The U.S. Energy Information Administration said in its short-term market report total U.S. crude oil production declined by 120,000 barrels per day from August to September. By next year, EIA expects crude oil production to fall from the expected 2015 average of 9.2 million bpd to 8.9 million bpd next year.
“Expected crude oil production declines from May 2015 through mid-2016 are largely attributable to unattractive economic returns in some areas of both emerging and mature onshore oil production regions,” EIA said in its latest report.
Crude oil prices are down about half from this time last year.

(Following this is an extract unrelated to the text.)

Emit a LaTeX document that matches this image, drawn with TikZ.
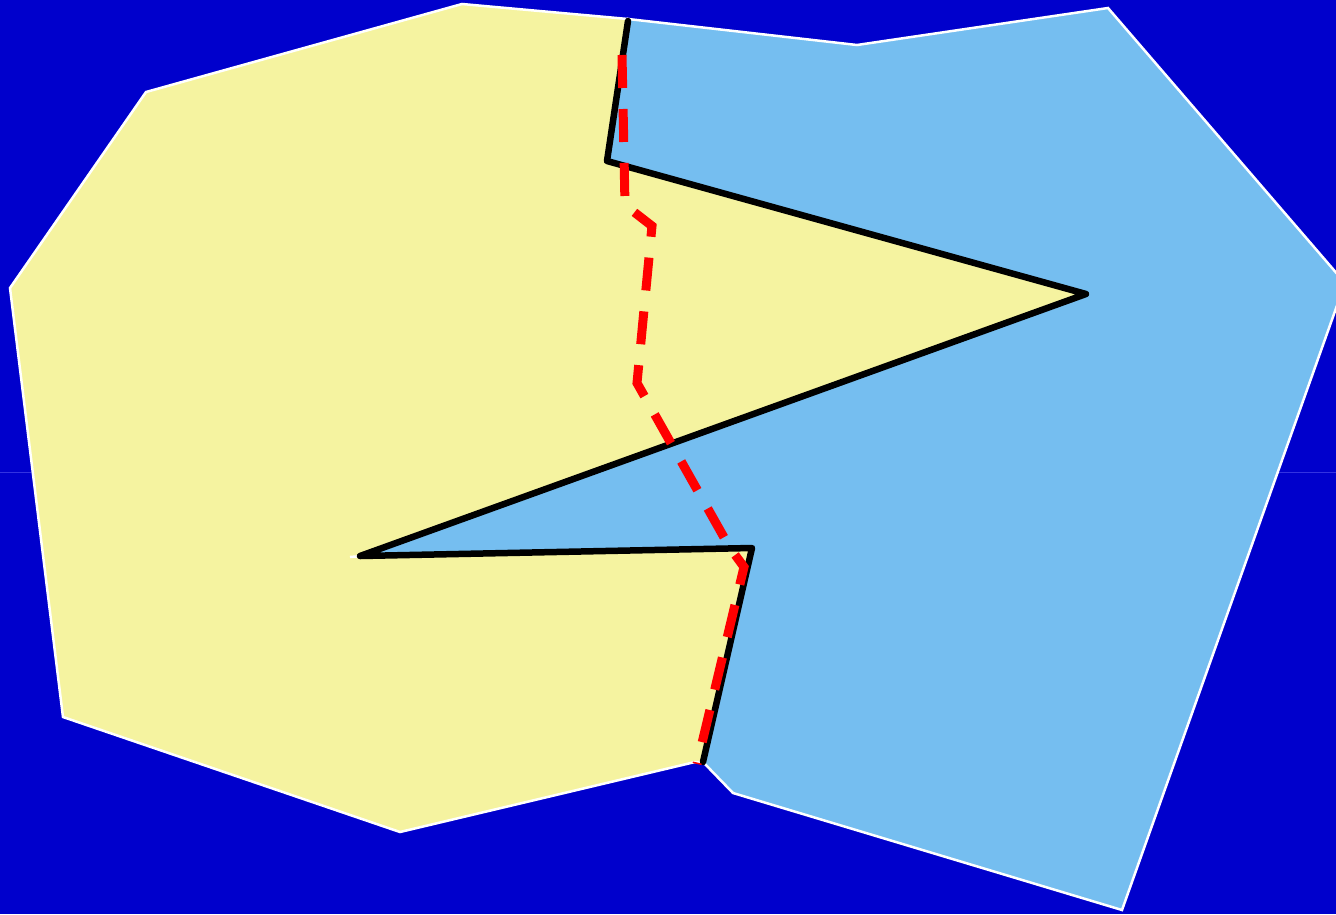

West Texas Intermediate, the U.S. benchmark for crude oil prices, dropped from the $59.47 per barrel start of July to $46.52 on Oct. 1.
EIA said in its report this drop has led to a reduction in spending and a deferment of major oil projects. Crude oil prices are still high enough to support output in key shale areas like the Bakken reserve in North Dakota and the Eagle Ford basin in Texas.
EIA finds drilling activity, already at historic lows, should be limited as long as WTI stays below $60 per barrel, however.
Crude oil prices are lower in part because of historic growth in U.S. oil production and weaker global demand. Daniel Yergin, vice chairman of energy consultant group IHS, said in emailed comments the increase in production from U.S. shale “was one of the main triggers of the collapse in oil prices since mid-2014.”